The CEO is authorised to make such minor adjustments to this decision that may be necessary in
connection with the registration.
Alternative proposal (item 12b)
If the main proposal above does not meet the majority requirement at the annual general meeting,
the board of directors proposes that the annual general meeting authorises the board of directors to,
instead, issue new shares corresponding to a dilution of not more than 10 per cent of the total number
of shares outstanding at the time of the general meeting’s resolution on the proposed authorisation,
but on the same terms and conditions as stated in the main proposal above.
____________________
Majority requirements
A resolution in accordance with item 12a or 12b above requires approval of at least two thirds (2/3) of
the votes cast and the shares represented at the annual general meeting.
Other information
The shareholders are reminded of their right to require information in accordance with Chapter 7
Section 32 of the Swedish Companies Act. The annual report and the auditor’s report for the financial
year 2018, will be held available at the company’s office on Råsundavägen 12, SE-169 67 Solna,
Sweden, and on the company’s webpage www.xspraypharma.com, at least three weeks before the
meeting. Further, the nomination committee’s proposal and motivated statement will be available on
the address stated above as well as on the website stated above at least four weeks before the
meeting. Copies of the documents will be sent to the shareholders who so request and who inform the
company of their postal address. The company has its registered office in Solna.
For information on how your personal data is processed, see the integrity policy that is available at
Euroclear’s webpage www.euroclear.com/dam/ESw/Legal/Privacy-notice-bolagsstammorengelska.
pdf.
_____________________
This is an in-official translation of the Swedish original wording. In case of differences between the
English translation and the Swedish original, the Swedish text shall prevail.
Solna, April 2019
Xspray Pharma AB (publ)
The Board of Directors
For further information, please contact:
Per Andersson, CEO, Xspray Pharma AB (publ)
Mobile: +46 (0) 706 88 23 48
E-mail: per.andersson@xspray.com
The information was submitted for publication, through the agency of the contact person set out above,
at 08.00 CEST on 24 April 2019.
About Xspray Pharma
Xspray Pharma AB (publ) is a product development company with several product candidates in clinical
development.
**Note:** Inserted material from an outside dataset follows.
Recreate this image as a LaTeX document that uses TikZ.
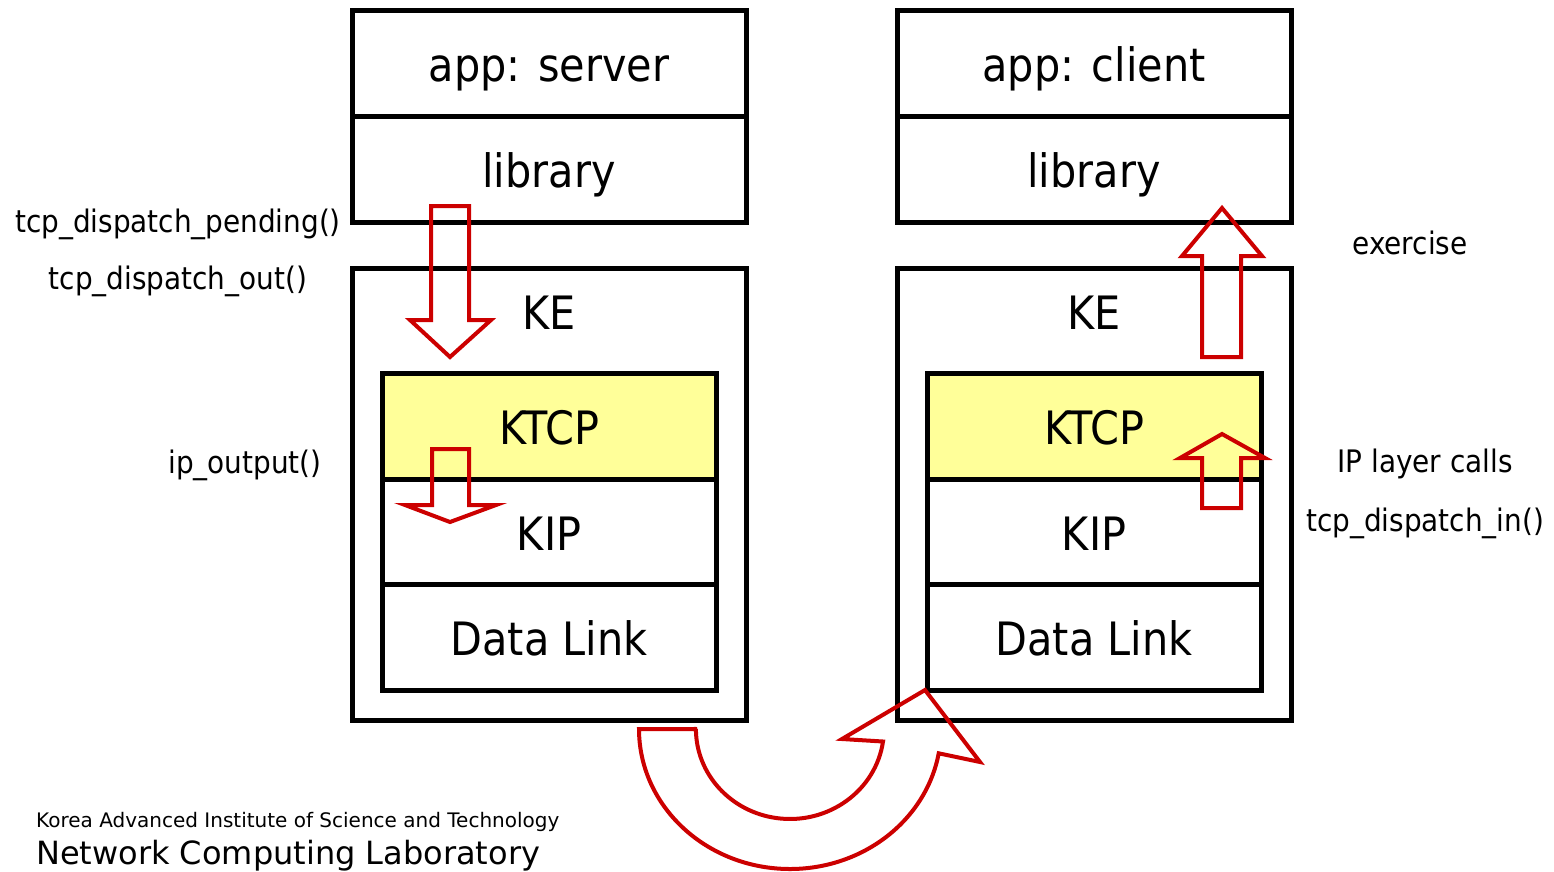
\documentclass[tikz,border=0pt]{standalone}
\usepackage{fontspec}
\setmainfont{DejaVu Sans Condensed}
\newfontfamily\footerfont{DejaVu Sans}
\definecolor{arrowred}{HTML}{CC0000}
\definecolor{layeryellow}{HTML}{FFFF99}
\tikzset{
  layer/.style={draw=black, line width=5pt, minimum width=394pt, minimum height=106pt,
    inner sep=0pt, text height=36pt, text depth=0pt, font=\fontsize{46}{52}\selectfont},
  stack/.style={layer, minimum width=334pt, minimum height=105.5pt},
  hot/.style={stack, fill=layeryellow},
  kebox/.style={draw=black, line width=5pt, minimum width=394pt, minimum height=452pt, inner sep=0pt},
  bigtext/.style={font=\fontsize{46}{52}\selectfont, inner sep=0pt, text height=36pt, text depth=0pt},
  note/.style={font=\fontsize{31}{36}\selectfont, inner sep=0pt},
  blockarrow/.style={draw=arrowred, line width=4pt, line join=miter, fill=none},
}
\begin{document}
\begin{tikzpicture}[x=1pt, y=1pt]
\useasboundingbox (0,0) rectangle (1554,-871);

% server side stack
\node[layer] (appS) at (549,-63) {app: server};
\node[layer] (libS) at (549,-169) {library};
\node[kebox] (keS) at (549,-494) {};
\node[bigtext] (keSl) at (549,-311) {KE};
\node[hot] (ktcpS) at (549,-426.5) {KTCP};
\node[stack] (kipS) at (549,-532) {KIP};
\node[stack] (dlS) at (549,-637.5) {Data Link};

% client side stack
\node[layer] (appC) at (1094,-63) {app: client};
\node[layer] (libC) at (1094,-169) {library};
\node[kebox] (keC) at (1094,-494) {};
\node[bigtext] (keCl) at (1094,-311) {KE};
\node[hot] (ktcpC) at (1094,-426.5) {KTCP};
\node[stack] (kipC) at (1094,-532) {KIP};
\node[stack] (dlC) at (1094,-637.5) {Data Link};

% call names
\node[note] (pend) at (178,-224) {tcp\_dispatch\_pending()};
\node[note] (dout) at (178,-281) {tcp\_dispatch\_out()};
\node[note] (ipout) at (245,-465) {ip\_output()};
\node[note] (exer) at (1410,-243) {exercise};
\node[note] (iplc) at (1425,-464) {IP layer calls};
\node[note] (din) at (1425,-523) {tcp\_dispatch\_in()};

% block arrows
\draw[blockarrow] (431,-206) -- (469,-206) -- (469,-320) -- (491,-320) -- (450,-357)
  -- (410,-320) -- (431,-320) -- cycle;
\draw[blockarrow] (432,-449) -- (469,-449) -- (469,-505) -- (496,-505) -- (450,-522)
  -- (405,-505) -- (432,-505) -- cycle;
\draw[blockarrow] (1202,-357) -- (1241,-357) -- (1241,-256) -- (1262,-256) -- (1222,-208)
  -- (1182,-256) -- (1202,-256) -- cycle;
\draw[blockarrow] (1202,-508) -- (1241,-508) -- (1241,-458) -- (1265,-458) -- (1222,-434)
  -- (1180,-458) -- (1202,-458) -- cycle;

% curved arrow from the server stack to the client stack
\draw[blockarrow] (697,-729) -- (639,-729)
  arc[start angle=180, end angle=350, x radius=151, y radius=140]
  -- (980,-762) -- (925,-690) -- (842,-739) -- (883,-741.5)
  arc[start angle=352, end angle=180, x radius=94, y radius=90] -- cycle;

% footer
\node[anchor=base west, font=\footerfont\fontsize{20}{24}\selectfont, inner sep=0pt] (inst) at (36,-827) {Korea Advanced Institute of Science and Technology};
\node[anchor=base west, font=\footerfont\fontsize{32}{38}\selectfont, inner sep=0pt] (lab) at (36,-864) {Network Computing Laboratory};
\end{tikzpicture}
\end{document}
Xspray Pharma uses its innovative patented RightSize technology to develop improved generic
versions of marketed drugs, primarily protein kinase inhibitors (PKIs) for the treatment of cancer. The segment
is the second-largest in the field of oncology and drug prices are high. Through its innovative technology, Xspray
Pharma’s strategy is, through outlicensing to an appropriate pharmaceutical company, to enter the market as
first competitor to the original drugs before the exclusivity from secondary patents expires. Three PKIs have been
identified as the initial product candidates (HyNap-Dasa, HyNap-Sora and HyNap-Nilo). Xspray Pharma’s goal is
to have up to seven products ready for launch in the US market, where the first product to launch in 2021 will be
HyNap-Dasa. The substance patents for Sprycel®(dasatinib)*, expire in 2020 and the secondary patents expire in
2026, which can give Xspray Pharma’s HyNap-Dasa a five-year period of special position before other competitors
get access to the market. The company has patented manufacturing technology, equipment and the resulting
products. The shares in Xspray Pharma are traded on Nasdaq First North Stockholm.